The current situation in managing liquidity in the BFIs could be pointed out to the rising external sector pressure together with the upsurge in the domestic economy.

The foreign trade statistics (FTS) of the Customs Department recorded a high rise of imports in the first half of the current fiscal year (FY). The imports sprung up by 51.13 per cent in the first six months in comparison to the same period of the previous FY. Import is one of the main causes for leakage of local currency from the economy.

Besides swelling imports, the diminishing remittance has led the BFIs liquidity position to a vulnerable situation.
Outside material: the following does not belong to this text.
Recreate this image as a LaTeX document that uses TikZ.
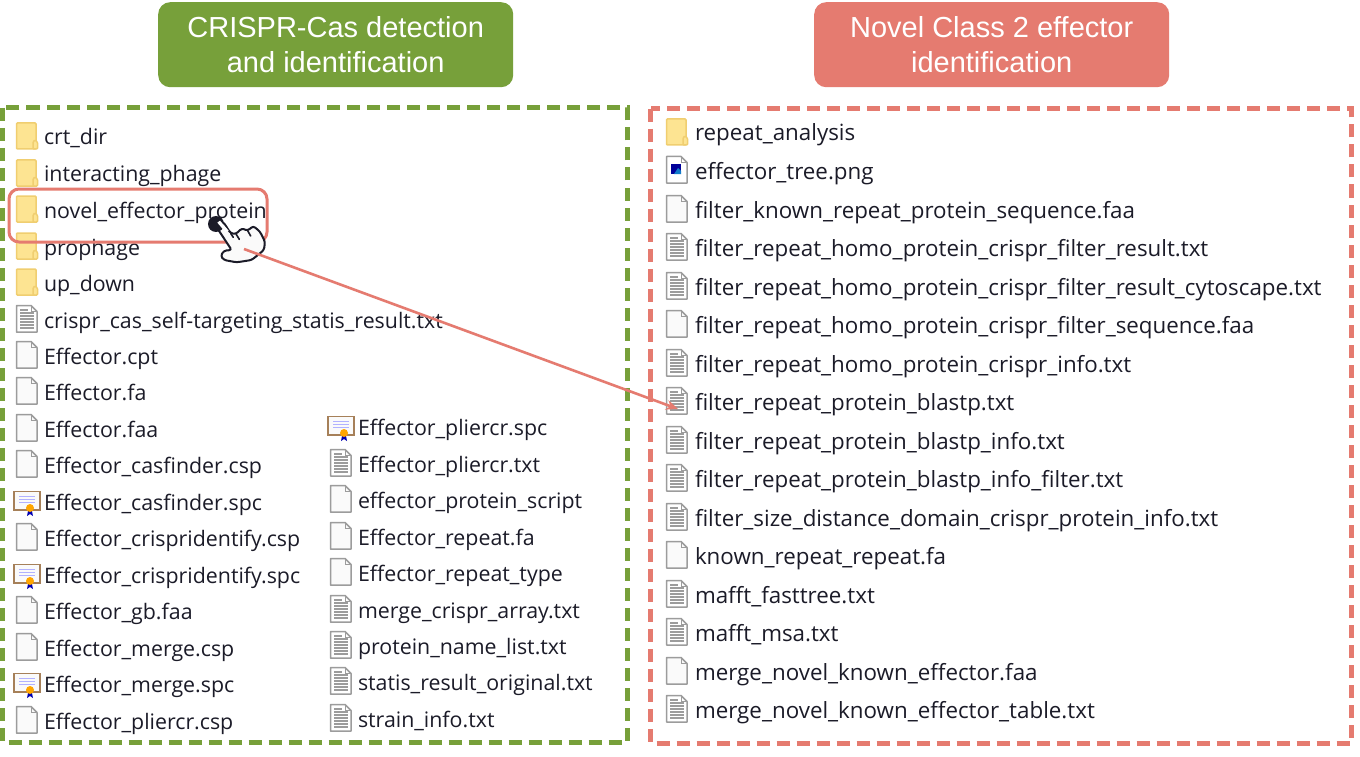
\documentclass[tikz,border=0pt]{standalone}
\usepackage{fontspec}
\setmainfont{Liberation Sans}
\newfontfamily\listfont{Open Sans}
\usetikzlibrary{arrows.meta}
\definecolor{grn}{HTML}{77A03A}
\definecolor{rdd}{HTML}{E57B70}
\definecolor{txt}{HTML}{1B1B28}
\definecolor{fold}{HTML}{FDE492}
\definecolor{foldl}{HTML}{F0CE70}
\definecolor{icg}{HTML}{9C9C9C}
\tikzset{
 title/.style={rounded corners=12pt,fill=#1,minimum width=355pt,minimum height=85pt,inner sep=0pt,anchor=north west,text=white,align=center,font=\fontsize{29}{35}\selectfont},
 panel/.style={draw=#1,line width=5pt,dash pattern=on 13pt off 7pt},
 labelL/.style={anchor=base west,inner sep=0pt,outer sep=0pt,text=txt,font=\listfont\fontsize{21.35}{24}\selectfont},
 labelR/.style={anchor=base west,inner sep=0pt,outer sep=0pt,text=txt,font=\listfont\fontsize{22.35}{24}\selectfont},
 folderic/.pic={
  \draw[foldl,line width=1.5pt,fill=fold,rounded corners=1pt] (-10.5,-14)--(9,-14)--(9,12)--(-10.5,12)--cycle;
  \draw[foldl,line width=1.5pt,fill=fold,rounded corners=1pt] (6,12)--(6,5)--(8,3)--(10.5,5)--(10.5,12)--cycle;
 },
 plainic/.pic={
  \draw[icg,line width=1.5pt,fill=white!95!icg,line join=round] (-10.5,-14.5)--(4,-14.5)--(10,-8.5)--(10,12)--(-10.5,12)--cycle;
  \draw[icg,line width=1pt] (4,-14.5)--(4,-8.5)--(10,-8.5);
 },
 textic/.pic={
  \draw[icg,line width=1.5pt,fill=white,line join=round] (-10.5,-14.5)--(4,-14.5)--(10,-8.5)--(10,12)--(-10.5,12)--cycle;
  \draw[icg,line width=1pt] (4,-14.5)--(4,-8.5)--(10,-8.5);
  \foreach \yy in {-7,-4,-1,2,5,8} \draw[icg,line width=1.2pt] (-7,\yy)--(7,\yy);
  \draw[icg,line width=1.2pt] (-7,-10)--(1,-10);
 },
 imageic/.pic={
  \draw[icg,line width=1.5pt,fill=white,line join=round] (-10.5,-14.5)--(4,-14.5)--(10,-8.5)--(10,12)--(-10.5,12)--cycle;
  \draw[icg,line width=1pt] (4,-14.5)--(4,-8.5)--(10,-8.5);
  \fill[blue!60!black] (-6,-7) rectangle (4,3);
  \fill[cyan!60!blue] (-3,3) -- (1,-3) -- (4,0) -- (4,3) -- cycle;
 },
 certic/.pic={
  \draw[brown!60!gray,line width=1.6pt,fill=white!96!gray] (-13,-10.5)--(13,-10.5)--(13,8)--(-13,8)--cycle;
  \foreach \yy in {-6,-3,0} \draw[blue!30,line width=.9pt] (-8,\yy)--(8,\yy);
  \fill[blue!70!black] (1,9)--(0,14)--(3,12)--(6,14)--(5,9)--cycle;
  \fill[orange!70!yellow] (3,6) circle (4);
 },
}
\newcommand{\fitemL}[6]{% name, icon x, text x, y, icon, text
 \pic at (#2,#4) {#5};
 \node[labelL] (#1) at (#3,#4+8) {#6};
}
\newcommand{\fitemR}[6]{%
 \pic at (#2,#4) {#5};
 \node[labelR] (#1) at (#3,#4+8) {#6};
}
\begin{document}
\begin{tikzpicture}[x=1pt,y=-1pt]
\useasboundingbox (0,0) rectangle (1360,757);
\fill[white] (0,0) rectangle (1360,757);
\node[title=grn] (t1) at (158,2) {CRISPR-Cas detection\\and identification};
\node[title=rdd] (t2) at (814,2) {Novel Class 2 effector\\identification};
\draw[panel=grn] (2.5,108) rectangle (627,742);
\draw[panel=rdd] (650.5,109) rectangle (1351,743);
% left column
\fitemL{l1}{27}{44}{137}{folderic}{crt\_dir}
\fitemL{l2}{27}{44}{174}{folderic}{interacting\_phage}
\fitemL{l3}{27}{44}{210}{folderic}{novel\_effector\_protein}
\fitemL{l4}{27}{44}{247}{folderic}{prophage}
\fitemL{l5}{27}{44}{283}{folderic}{up\_down}
\fitemL{l6}{27}{44}{320}{textic}{crispr\_cas\_self-targeting\_statis\_result.txt}
\fitemL{l7}{27}{44}{356}{plainic}{Effector.cpt}
\fitemL{l8}{27}{44}{392}{plainic}{Effector.fa}
\fitemL{l9}{27}{44}{429}{plainic}{Effector.faa}
\fitemL{l10}{27}{44}{465}{plainic}{Effector\_casfinder.csp}
\fitemL{l11}{27}{44}{502}{certic}{Effector\_casfinder.spc}
\fitemL{l12}{27}{44}{538}{plainic}{Effector\_crispridentify.csp}
\fitemL{l13}{27}{44}{575}{certic}{Effector\_crispridentify.spc}
\fitemL{l14}{27}{44}{611}{plainic}{Effector\_gb.faa}
\fitemL{l15}{27}{44}{648}{plainic}{Effector\_merge.csp}
\fitemL{l16}{27}{44}{684}{certic}{Effector\_merge.spc}
\fitemL{l17}{27}{44}{721}{plainic}{Effector\_pliercr.csp}
% second column
\fitemL{m1}{341}{358}{427}{certic}{Effector\_pliercr.spc}
\fitemL{m2}{341}{358}{464}{textic}{Effector\_pliercr.txt}
\fitemL{m3}{341}{358}{500}{plainic}{effector\_protein\_script}
\fitemL{m4}{341}{358}{537}{plainic}{Effector\_repeat.fa}
\fitemL{m5}{341}{358}{573}{plainic}{Effector\_repeat\_type}
\fitemL{m6}{341}{358}{610}{textic}{merge\_crispr\_array.txt}
\fitemL{m7}{341}{358}{646}{textic}{protein\_name\_list.txt}
\fitemL{m8}{341}{358}{682}{textic}{statis\_result\_original.txt}
\fitemL{m9}{341}{358}{719}{textic}{strain\_info.txt}
% right panel
\fitemR{r1}{677}{695}{133}{folderic}{repeat\_analysis}
\fitemR{r2}{677}{695}{171}{imageic}{effector\_tree.png}
\fitemR{r3}{677}{695}{210}{plainic}{filter\_known\_repeat\_protein\_sequence.faa}
\fitemR{r4}{677}{695}{248}{textic}{filter\_repeat\_homo\_protein\_crispr\_filter\_result.txt}
\fitemR{r5}{677}{695}{287}{textic}{filter\_repeat\_homo\_protein\_crispr\_filter\_result\_cytoscape.txt}
\fitemR{r6}{677}{695}{325}{plainic}{filter\_repeat\_homo\_protein\_crispr\_filter\_sequence.faa}
\fitemR{r7}{677}{695}{364}{textic}{filter\_repeat\_homo\_protein\_crispr\_info.txt}
\fitemR{r8}{677}{695}{402}{textic}{filter\_repeat\_protein\_blastp.txt}
\fitemR{r9}{677}{695}{441}{textic}{filter\_repeat\_protein\_blastp\_info.txt}
\fitemR{r10}{677}{695}{479}{textic}{filter\_repeat\_protein\_blastp\_info\_filter.txt}
\fitemR{r11}{677}{695}{518}{textic}{filter\_size\_distance\_domain\_crispr\_protein\_info.txt}
\fitemR{r12}{677}{695}{556}{plainic}{known\_repeat\_repeat.fa}
\fitemR{r13}{677}{695}{595}{textic}{mafft\_fasttree.txt}
\fitemR{r14}{677}{695}{633}{textic}{mafft\_msa.txt}
\fitemR{r15}{677}{695}{672}{plainic}{merge\_novel\_known\_effector.faa}
\fitemR{r16}{677}{695}{710}{textic}{merge\_novel\_known\_effector\_table.txt}
% highlight
\draw[rdd,line width=3pt,rounded corners=10pt] (9,189) rectangle (267,242);
% hand
\begin{scope}[shift={(200,200)},x=.3333pt,y=-.3333pt]
 \draw[fill=white!96!gray,draw=txt,line width=2pt,line join=round,rounded corners=2.5pt]
  (42,70)--(95,150)--(72,152)--(62,168)--(72,180)--(110,187)--(155,180)--(192,150)--(195,125)--(180,95)--(160,78)--(143,92)--(125,85)--(108,102)--(92,100)--(70,66)--cycle;
 \draw[txt,line width=1.6pt,line cap=round] (108,102)--(118,118) (143,92)--(152,108) (92,100)--(100,112);
 \fill[txt] (48,72) circle (24);
 \fill[white] (76,96)--(52,68)--(60,62)--(86,92)--cycle;
\end{scope}
\coordinate (handpt) at (244,249);
\coordinate (target) at (678,409);
\draw[rdd,line width=2.6pt,-{Stealth[length=12pt,width=10pt]}] (handpt) -- (target);
\end{tikzpicture}
\end{document}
The Current Macroeconomic and Financial situation data of the NRB revealed that the Nepali migrant workers' remittance contracted by 6.9 per cent in the first five months in comparison to the same period of the previous FY.

Alongside external pressure, the domestic economy is also flexing out after being badly hit during the second wave of the COVID 19 pandemic. Subsequently, the demand for loanable funds took off in recent months. The Current Macroeconomic and Financial situation data reveals that the private sector credit boosted by 11.1 per cent in the first five months in comparison to the same period of the previous FY.

Further, the government’s capital expenditure also could not be stimulated as per the target. The government has set the target to spend at a rate of 10 per cent per month over this FY. But in contrast, 13.71 per cent of the target is spent in the first half of the current FY.

These all factors contributed to the disruption of the flow of liquidity in the bank and financial system.

The Research Department’s executive director of NRB, Prakash Kumar Shrestha, agreed that swelling imports besides leap in the credit flow in the private sector has exerted pressure on liquidity management.  He stated that excess liquidity is pulled down to Rs. 17 billion as of January 25.